BMA: Cuts to Scotland’s health budget will be a “seismic shock”

The British Medical Association in Scotland has told finance secretary, John Swinney to stop being naive and admit that cuts will have to be made to the NHS north of the border.

The British Medical Association in Scotland has told finance secretary, John Swinney to stop being naive and admit that cuts will have to be made to the NHS north of the border. In its final report, published last week, Scotland’s Independent Budget Review made clear its view that the NHS should be subject to cuts as much as other public services, concluding there should be “no overriding presumption of protection for any of the major services”.

Whilst calling for a cross party discussion on how Scotland should address the tough spending choices ahead, Swinney rejected the call for the NHS to face cuts just as any other services will, commenting:

“…we will apply any Barnett consequentials arising out of the protection given to the health service by the UK Government to the health service in Scotland.”

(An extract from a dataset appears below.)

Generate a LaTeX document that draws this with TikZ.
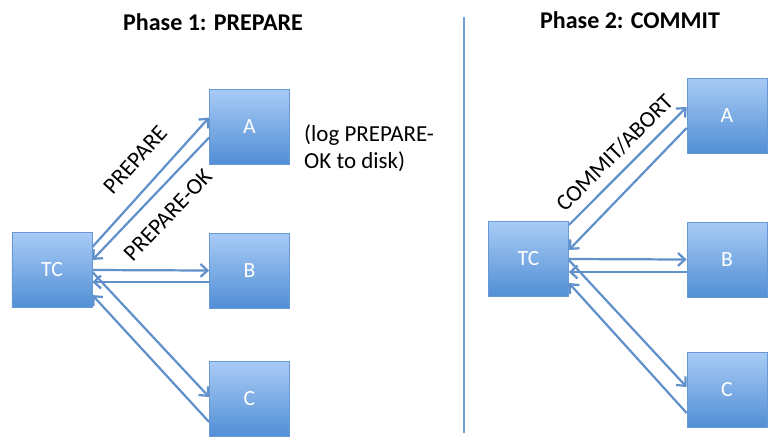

Responding, the British Medical Association warned that whilst cuts to the NHS Scotland budget would be a “seismic shock”, the SNP had to properly plan and prepare for the cuts that are to come.

The BMA has admitted:

“If the scale of real-terms reduction in public spending in Scotland is anything like that envisaged by the review, it would be naïve to believe that the healthcare budget, one-third of the Scottish Government expenditure, could remain immune from its impact.”

Adding:

“It is vital that decisive action is taken now to start prioritising the core functions of the NHS to ensure they are protected as far as possible from the effects of the budget cuts and that quality of care and patient safety are maintained.”

The BMA’s stark calls for a more realistic debate over the future financing of the NHS in Scotland are echoed by concerns expressed by the body representing Scottish local government, the Convention of Scottish Local Authorities (COSLA), that ring-fencing the NHS would mean local government would be faced with having to make the brunt of the cuts to come, hitting some of the most vulnerable the hardest.

The debate across Scotland mirrors that being continued in Westminster, following shadow health secretary and Labour leadership candidate Andy Burnham’s call for the coalition government to drop its plans to ring-fence England’s NHS budget in order to provide greater protection to areas such as social care, under the control of local authorities.